Speaker: CORE Ensemble
Date: March 29, 2023
Time: 7:00 PM
Address: Moeser Auditorium, Hill Hall

Las Magníficas is a Chamber Music Theatre piece performed by the CORE Ensemble. Las Magníficas focuses on the lives of three Latin American women: Chavela Vargas, Celia Cruz, and Violeta Parra. This is a free event and open to the public.

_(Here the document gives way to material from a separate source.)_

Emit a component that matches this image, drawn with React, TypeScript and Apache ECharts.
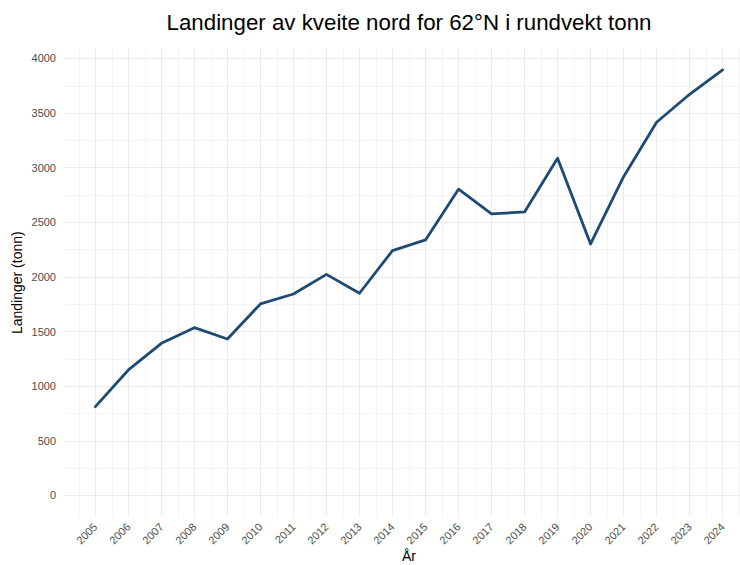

This event is a Campus Life Experience event.

Chavela Vargas
A prominent Mexican vocalist and actress from the Golden Age of Mexican cinema, Vargas began her singing career in the 1940s in Mexico City. Vargas was especially known for her powerful soulful renditions o Mexican ranchers, performed as a solo in a stripped-down fashion with only a guitar and performed with raw emotion. Instead of conforming to the dress and style of other female vocalists, Vargas took n a masculine persona, smoking cigars, drinking tequila, carrying guns, and performing in a poncho with her hair pulled back in a tight braid. She performed ranchers written for men expressing love towards women, accompanied only by an acoustic guitar instead of a full mariachi band, with the tempo slowed to dwell on heartbreak. Having made more than 80 recordings, Vargaas received a Latin Grammy from the Latin Academy of Recording Arts and Sciences in 2007. She continued to perform live for audiences until her death at the age of 93.

Celia Cruz
Cruz rose to fame in Cuba during the 1950s as a singer of guarachas, earning the nickname “La Guarachera de Cuba,” thereafter celebrated for decades as the “Queen of Salsa.” She began her career as a vocalist of the popular musical group La Sonora Matancera, an association that lasted fifteen years (1950- 1965), and early established a mastery over various genres of Cuban musical idioms, including guaracha, rumba, son, and bolero. Celia emigrated first to Mexico and later to the United States after the Cuban revolution. She soon established prominence as vocalist with the bands of Tito Puente, Johnny Pacheco, Ray Barreto, and Willie Colón, among others, recording a total of 37 studio albums. Among her many honors include two Grammy Awards and three Latin Grammy Awards.

Violeta Parra
Parra was a Chilean composer, folk singer, and social activist. One of the founders of the politically inflected Nueva Canción Chilena movement and musical genre. Her best-known song, “Gracias a
la vida” (1966), has endured as one of the most frequently performed and most often covered Latin American songs. The Nueva Canción Chilena served to synthesize Chilean folk traditions through which to direct attention to conditions among socially, economically, and politically marginalized peoples of Latin America and their struggle for social justice. During the 1960s, Parra turned her attention to “canciones que se pintan:” a series of paintings, sculptures, embroideries as a natural outgrowth of her music. Her arpilleras - huge embroideries - are the most complex of these works: ancestral images inspired by pre-Columbian art, telling stories full of timeless emotion. Parra’s arpilleras were a tool for relaying deeply felt needs that were private and shared, local and
international, and tied to both high and low culture. She committed suicide in 1967 at age 49 in Santiago.